• Your instructions:
Pictures in the data should be dropped; transcribe exactly the lines from the one that has "Convert this chart" through the one that has "import seaborn as sns".

^^^^

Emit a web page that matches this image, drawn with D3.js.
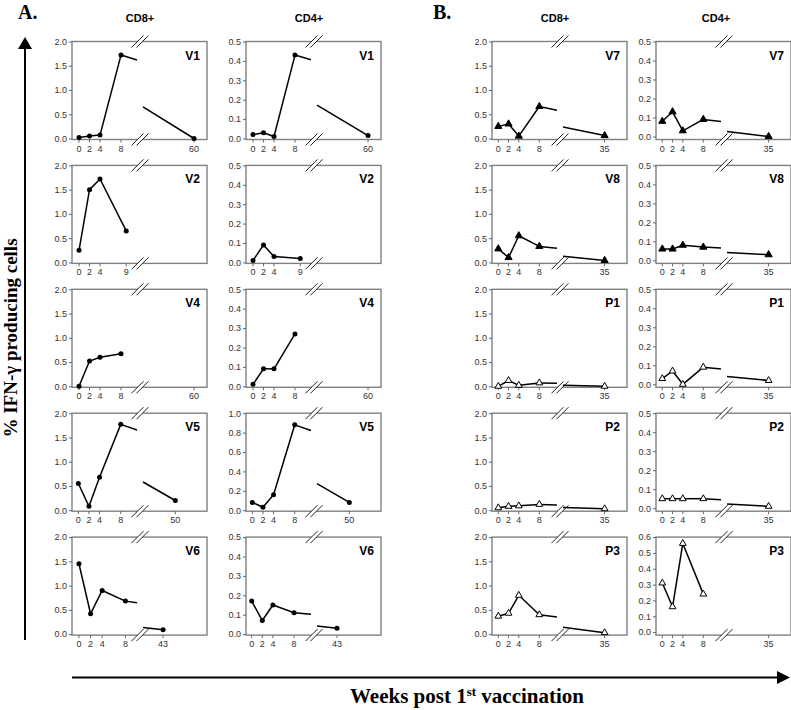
<!DOCTYPE html>
<html>
<head>
<meta charset="utf-8">
<script src="https://cdn.jsdelivr.net/npm/d3@7"></script>
<style>
body { margin: 0; background: #fff; }
text { font-family: Arial, "Liberation Sans", sans-serif; }
</style>
</head>
<body>
<svg id="fig" width="791" height="710"></svg>
<script>
// ---- data ----
const namesA = ["V1", "V2", "V4", "V5", "V6"];
const namesB = ["V7", "V8", "P1", "P2", "P3"];

// weeks sampled per donor (panel A)
const weeksA = [[0, 2, 4, 8, 60], [0, 2, 4, 9], [0, 2, 4, 8], [0, 2, 4, 8, 50], [0, 2, 4, 8, 43]];
const xTicksA = [[0, 2, 4, 8, 60], [0, 2, 4, 9], [0, 2, 4, 8, 60], [0, 2, 4, 8, 50], [0, 2, 4, 8, 43]];
const cd8A = [
  [0.02, 0.05, 0.07, 1.72, 0.0],
  [0.25, 1.50, 1.72, 0.65],
  [0.0, 0.52, 0.60, 0.67],
  [0.55, 0.08, 0.68, 1.77, 0.20],
  [1.45, 0.42, 0.90, 0.68, 0.09]
];
const cd4A = [
  [0.02, 0.03, 0.01, 0.43, 0.015],
  [0.01, 0.09, 0.03, 0.02],
  [0.01, 0.09, 0.09, 0.27],
  [0.08, 0.03, 0.16, 0.88, 0.08],
  [0.17, 0.07, 0.15, 0.11, 0.03]
];
const cd4AMax = [0.5, 0.5, 0.5, 1.0, 0.5];

// panel B
const weeksB = [[0, 2, 4, 8, 35], [0, 2, 4, 8, 35], [0, 2, 4, 8, 35], [0, 2, 4, 8, 35], [0, 2, 4, 8, 35]];
const weeksB4 = [[0, 2, 4, 8, 35], [0, 2, 4, 8, 35], [0, 2, 4, 8, 35], [0, 2, 4, 8, 35], [0, 2, 4, 8]];
const xTicksB = [0, 2, 4, 8, 35];
const cd8B = [
  [0.25, 0.30, 0.05, 0.66, 0.06],
  [0.28, 0.10, 0.55, 0.33, 0.04],
  [0.0, 0.12, 0.02, 0.07, 0.0],
  [0.05, 0.08, 0.09, 0.12, 0.03],
  [0.37, 0.43, 0.80, 0.40, 0.03]
];
const cd4B = [
  [0.08, 0.13, 0.03, 0.09, 0.0],
  [0.06, 0.06, 0.08, 0.07, 0.03],
  [0.03, 0.07, 0.0, 0.09, 0.02],
  [0.05, 0.05, 0.05, 0.05, 0.01],
  [0.31, 0.16, 0.56, 0.24]
];
const cd4BMax = [0.5, 0.5, 0.5, 0.5, 0.6];
const openB = [false, false, true, true, true];

// broken x axis: [left segment domain, right segment domain]
const xDomA8 = [[[-1.34, 11.05], [40.3, 65]], [[-1.34, 11.05], [40.3, 65]], [[-1.34, 11.05], [40.3, 65]],
                [[-1.2, 11.07], [39.8, 60]], [[-1.2, 10.0], [40.3, 48.9]]];
const xDomA4 = [[[-1.34, 11.05], [40.3, 65]], [[-1.34, 11.05], [40.3, 65]], [[-1.34, 11.05], [40.3, 65]],
                [[-1.2, 11.07], [39.8, 60]], [[-1.08, 11.2], [38, 54]]];
const xDomB = [[-1.23, 11.45], [27, 39.3]];

// ---- layout ----
const svg = d3.select("#fig");
const W = 135, H = 98;
const gapL = 65, gapR = 71;
const rowTop = [41.5, 165.4, 289.3, 413.2, 537.1];
const colLeft = [72, 246, 492, 656];

function drawPanel(x0, y0, p) {
  const g = svg.append("g").attr("transform", "translate(" + x0 + "," + y0 + ")");
  const xl = d3.scaleLinear().domain(p.dom[0]).range([0, gapL]);
  const xr = d3.scaleLinear().domain(p.dom[1]).range([gapR, W]);
  const xs = w => w <= p.dom[0][1] ? xl(w) : xr(w);
  const y = d3.scaleLinear().domain([0, p.yMax]).range([H - p.pad, 0]);

  g.append("rect").attr("width", W).attr("height", H)
    .attr("fill", "none").attr("stroke", "#808080").attr("stroke-width", 1.4);

  // y axis
  const yAxis = d3.axisLeft(y)
    .tickValues(d3.range(0, p.yMax + 1e-9, p.yStep))
    .tickFormat(d3.format(".1f")).tickSize(3).tickPadding(2);
  const ya = g.append("g").call(yAxis);
  ya.select(".domain").remove();
  ya.selectAll("line").attr("stroke", "#666");
  ya.selectAll("text").attr("font-size", 9).attr("fill", "#333").style("font-family", "Arial, Liberation Sans, sans-serif");

  // x ticks
  const xt = g.append("g");
  p.ticks.forEach(t => {
    const xx = xs(t);
    xt.append("line").attr("x1", xx).attr("x2", xx).attr("y1", H).attr("y2", H + 3).attr("stroke", "#666");
    xt.append("text").attr("x", xx).attr("y", H + 12).attr("text-anchor", "middle")
      .attr("font-size", 9).attr("fill", "#333").text(t);
  });

  // break marks
  const cx = (gapL + gapR) / 2;
  [0, H].forEach(by => {
    g.append("polygon")
      .attr("points", [[cx - 8.5, by + 6], [cx + 3.5, by - 6], [cx + 8.5, by - 6], [cx - 3.5, by + 6]].join(" "))
      .attr("fill", "#fff");
    [-2.5, 2.5].forEach(dx => {
      g.append("line").attr("x1", cx + dx - 6).attr("y1", by + 6).attr("x2", cx + dx + 6).attr("y2", by - 6)
        .attr("stroke", "#222").attr("stroke-width", 1);
    });
  });

  // line, clipped at the axis break
  const lx = p.dom[0][1], rx = p.dom[1][0];
  const segs = [];
  for (let i = 0; i < p.weeks.length - 1; i++) {
    const w1 = p.weeks[i], w2 = p.weeks[i + 1], v1 = p.vals[i], v2 = p.vals[i + 1];
    const at = w => v1 + (v2 - v1) * (w - w1) / (w2 - w1);
    if (w2 <= lx || w1 >= rx) {
      segs.push([[xs(w1), y(v1)], [xs(w2), y(v2)]]);
    } else {
      segs.push([[xs(w1), y(v1)], [xl(lx), y(at(lx))]]);
      segs.push([[xr(rx), y(at(rx))], [xs(w2), y(v2)]]);
    }
  }
  g.selectAll("line.seg").data(segs).enter().append("line").attr("class", "seg")
    .attr("x1", d => d[0][0]).attr("y1", d => d[0][1])
    .attr("x2", d => d[1][0]).attr("y2", d => d[1][1])
    .attr("stroke", "#000").attr("stroke-width", 1.5);

  // markers
  const pts = p.weeks.map((w, i) => [xs(w), y(p.vals[i])]);
  if (p.shape === "circle") {
    g.selectAll("circle.pt").data(pts).enter().append("circle").attr("class", "pt")
      .attr("cx", d => d[0]).attr("cy", d => d[1]).attr("r", 2.5).attr("fill", "#000");
  } else {
    const sym = d3.symbol().type(d3.symbolTriangle).size(p.open ? 20 : 22);
    g.selectAll("path.pt").data(pts).enter().append("path").attr("class", "pt")
      .attr("d", sym).attr("transform", d => "translate(" + d[0] + "," + d[1] + ")")
      .attr("fill", p.open ? "#fff" : "#000").attr("stroke", "#000").attr("stroke-width", 1);
  }

  g.append("text").attr("x", W - 7).attr("y", 18).attr("text-anchor", "end")
    .attr("font-size", 12).attr("font-weight", "bold").text(p.name);
}

namesA.forEach((n, i) => {
  drawPanel(colLeft[0], rowTop[i], {name: n, weeks: weeksA[i], vals: cd8A[i], ticks: xTicksA[i],
    dom: xDomA8[i], yMax: 2.0, yStep: 0.5, pad: 1, shape: "circle"});
  drawPanel(colLeft[1], rowTop[i], {name: n, weeks: weeksA[i], vals: cd4A[i], ticks: xTicksA[i],
    dom: xDomA4[i], yMax: cd4AMax[i], yStep: cd4AMax[i] > 0.6 ? 0.2 : 0.1, pad: 1, shape: "circle"});
});
namesB.forEach((n, i) => {
  drawPanel(colLeft[2], rowTop[i], {name: n, weeks: weeksB[i], vals: cd8B[i], ticks: xTicksB,
    dom: xDomB, yMax: 2.0, yStep: 0.5, pad: 1, shape: "tri", open: openB[i]});
  drawPanel(colLeft[3], rowTop[i], {name: n, weeks: weeksB4[i], vals: cd4B[i], ticks: xTicksB,
    dom: xDomB, yMax: cd4BMax[i], yStep: 0.1, pad: 3, shape: "tri", open: openB[i]});
});

// column headers and panel letters
const heads = [["CD8+", 140], ["CD4+", 309], ["CD8+", 555], ["CD4+", 716]];
heads.forEach(h => svg.append("text").attr("x", h[1]).attr("y", 21.5).attr("text-anchor", "middle")
  .attr("font-size", 11).attr("font-weight", "bold").text(h[0]));

const serif = "'Liberation Serif', 'Times New Roman', serif";
[["A.", 18], ["B.", 433]].forEach(l => svg.append("text").attr("x", l[1]).attr("y", 18.5)
  .attr("font-size", 20).attr("font-weight", "bold").style("font-family", serif).text(l[0]));

// axis arrows
svg.append("line").attr("x1", 25).attr("y1", 640).attr("x2", 25).attr("y2", 47).attr("stroke", "#000").attr("stroke-width", 2);
svg.append("polygon").attr("points", "25,37 18,49 32,49").attr("fill", "#000");
svg.append("line").attr("x1", 72).attr("y1", 677.5).attr("x2", 779).attr("y2", 677.5).attr("stroke", "#000").attr("stroke-width", 2);
svg.append("polygon").attr("points", "790,677.5 777,671 777,684").attr("fill", "#000");

svg.append("text").attr("transform", "translate(17,338) rotate(-90)").attr("text-anchor", "middle")
  .attr("font-size", 19).attr("font-weight", "bold").style("font-family", serif).text("% IFN-γ producing cells");

const xl = svg.append("text").attr("x", 467).attr("y", 703).attr("text-anchor", "middle")
  .attr("font-size", 21).attr("font-weight", "bold").style("font-family", serif);
xl.append("tspan").text("Weeks post 1");
xl.append("tspan").attr("dy", -7).attr("font-size", 13).text("st");
xl.append("tspan").attr("dy", 7).text(" vaccination");
</script>
</body>
</html>
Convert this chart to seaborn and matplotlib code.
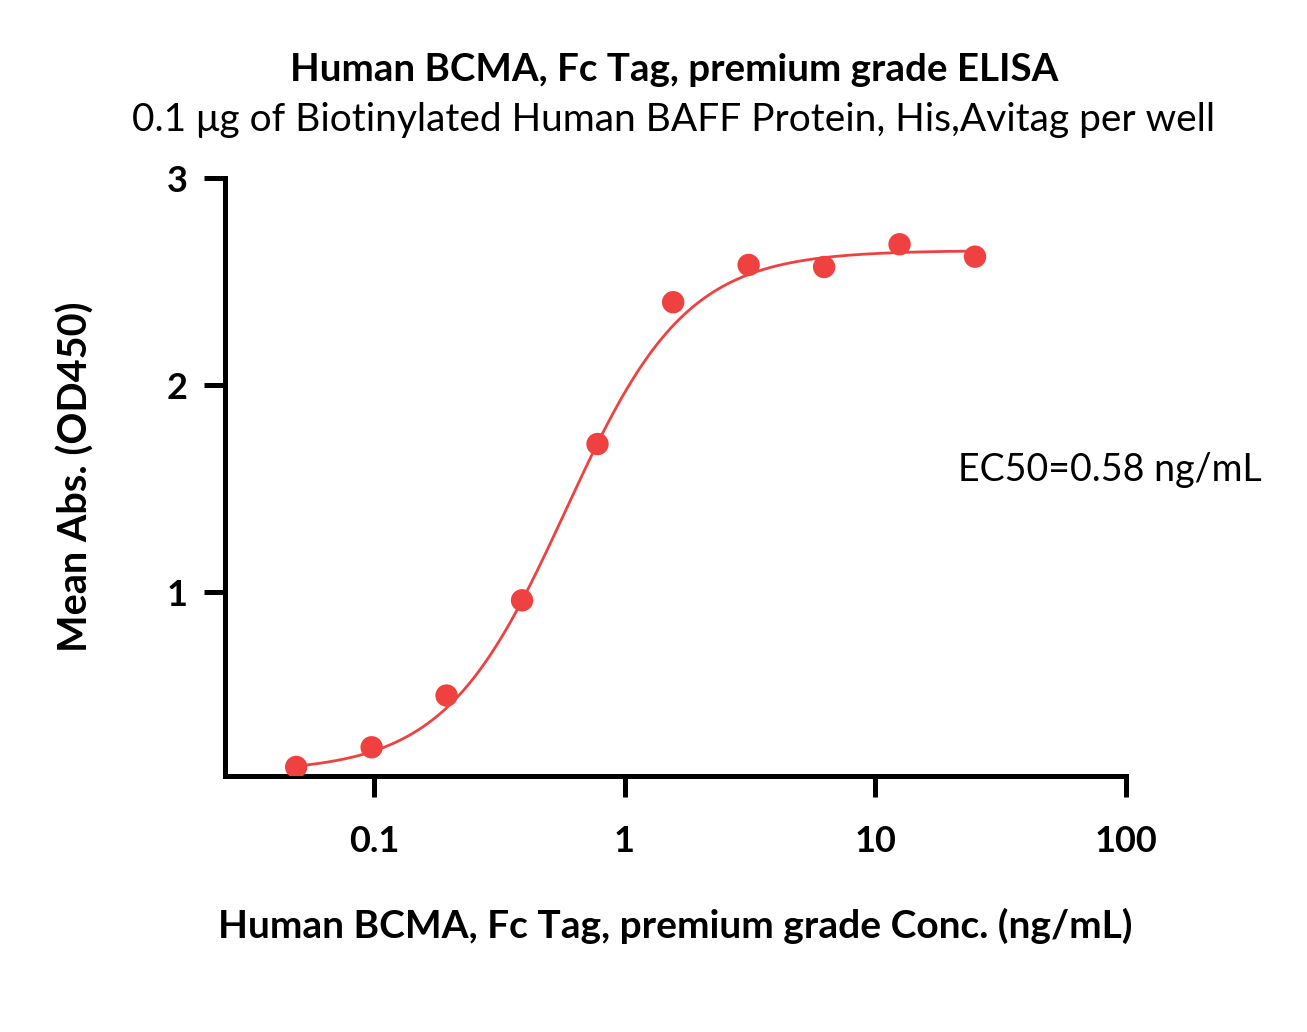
import numpy as np
import pandas as pd
import matplotlib
matplotlib.use("Agg")
import matplotlib.pyplot as plt
import seaborn as sns

# measured points (ng/mL vs OD450)
conc = [0.049, 0.098, 0.195, 0.39, 0.78, 1.5625, 3.125, 6.25, 12.5, 25.0]
od450 = [0.155, 0.25, 0.50, 0.96, 1.715, 2.40, 2.58, 2.57, 2.68, 2.62]

# 4PL fit parameters
bottom, top, ec50, hill = 0.13, 2.65, 0.58, 1.8

red = "#F04141"

sns.set_theme(style="white")
plt.rcParams["font.family"] = ["Lato", "DejaVu Sans"]
plt.rcParams["text.color"] = "black"
plt.rcParams["axes.labelcolor"] = "black"
plt.rcParams["xtick.color"] = "black"
plt.rcParams["ytick.color"] = "black"

df = pd.DataFrame({"conc": conc, "od": od450})
xfit = np.logspace(np.log10(conc[0]), np.log10(conc[-1]), 300)
fit = pd.DataFrame({"conc": xfit,
                    "od": bottom + (top - bottom) / (1 + (ec50 / xfit) ** hill)})

fig = plt.figure(figsize=(13.07, 10.32), dpi=100)
ax = fig.add_axes([0.1722, 0.248, 0.6893, 0.5795])

sns.lineplot(data=fit, x="conc", y="od", color=red, linewidth=2, ax=ax)
sns.scatterplot(data=df, x="conc", y="od", color=red, s=260, edgecolor="none", ax=ax, zorder=3)

ax.set_xscale("log")
ax.set_xlim(0.0255, 100)
ax.set_ylim(0.111, 3)
ax.set_xticks([0.1, 1, 10, 100])
ax.set_xticklabels(["0.1", "1", "10", "100"])
ax.set_yticks([1, 2, 3])
ax.set_yticklabels(["1", "2", "3"])
ax.xaxis.set_minor_locator(matplotlib.ticker.NullLocator())

for s in ["top", "right"]:
    ax.spines[s].set_visible(False)
for s in ["left", "bottom"]:
    ax.spines[s].set_linewidth(3.6)
    ax.spines[s].set_color("black")

ax.tick_params(axis="both", which="major", length=15, width=3.6, color="black",
               labelsize=26, direction="out", bottom=True, left=True)
ax.tick_params(axis="x", pad=20)
ax.tick_params(axis="y", pad=12)
for lab in ax.get_xticklabels() + ax.get_yticklabels():
    lab.set_fontweight("bold")

ax.set_xlabel("Human BCMA, Fc Tag, premium grade Conc. (ng/mL)", fontsize=28,
              fontweight="bold", labelpad=36)
ax.set_ylabel("Mean Abs. (OD450)", fontsize=28.5, fontweight="bold", labelpad=52)

fig.text(0.5155, 0.932, "Human BCMA, Fc Tag, premium grade ELISA", ha="center",
         va="center", fontsize=27.7, fontweight="bold")
fig.text(0.5153, 0.884, "0.1 μg of Biotinylated Human BAFF Protein, His,Avitag per well",
         ha="center", va="center", fontsize=28)
fig.text(0.733, 0.5446, "EC50=0.58 ng/mL", ha="left", va="center", fontsize=27)

fig.savefig("out.png", dpi=100)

^^^^

• Solution:
Convert this chart to seaborn and matplotlib code.
import numpy as np
import pandas as pd
import matplotlib
matplotlib.use("Agg")
import matplotlib.pyplot as plt
import seaborn as sns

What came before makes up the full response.